- Interactive map of Pidstepne
- Pidstepne Pidstepne
- Coordinates: 46°39′42″N 32°53′37″E﻿ / ﻿46.66167°N 32.89361°E
- Country: Ukraine
- Oblast: Kherson Oblast
- Raion: Kherson Raion
- Hromada: Oleshky urban hromada

Area
- • Total: 39 km^{2} (15 sq mi)
- Elevation: 8 m (26 ft)

Population (2001 census)
- • Total: 591

= Pidstepne =

Village in Kherson Oblast, Ukraine

Pidstepne (Підстепне) is a village in southern Ukraine, located in Oleshky urban hromada, Kherson Raion, Kherson Oblast. According to the 2001 Ukrainian census, the village had a population of 591 people spread across an area of 39 km^2. Since the start of the Russian invasion of Ukraine in 2022, the village has been occupied by Russian troops, but attempts have been made to partially or entirely recapture the village.

== History ==
The village was founded in the middle of the nineteenth century by immigrants from Penza, Kaluga, and some from Right-bank Ukraine and Moldova. During the Great Patriotic War, the village was occupied by German troops from 11 September 1941 to 3 November 1943, before the Soviets recaptured the village. In 1959, the Tsiurupynskyi plant was established, which was a viticultural state farm.

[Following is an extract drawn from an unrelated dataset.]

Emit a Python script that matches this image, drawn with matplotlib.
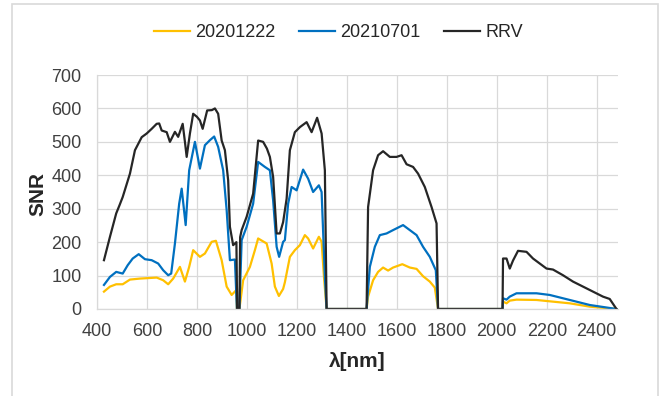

The village was captured by Russian forces during the Russian invasion of Ukraine in 2022. On the night of 17–18 October 2023, it was reported by Russian sources that Ukrainian forces, in a raid across the Dnipro river, had either captured or partially captured Pidstepne along with a couple other villages.

== Demographics ==
According to the 2001 Ukrainian Census, the only official census taken in post-independence Ukraine, the population of the village was 591 people. Of the people residing in the village, their mother tongue is as follows:

| Language | Percentage of Population |
|---|---|
| Ukrainian | 96.96% |
| Russian | 3.04% |

Previously, according the 1989 Soviet Census, the population of the village was 570 people, of which 253 were men and 317 were women.

== Monuments ==
There is a mass grave of Soviet sailors located in the village.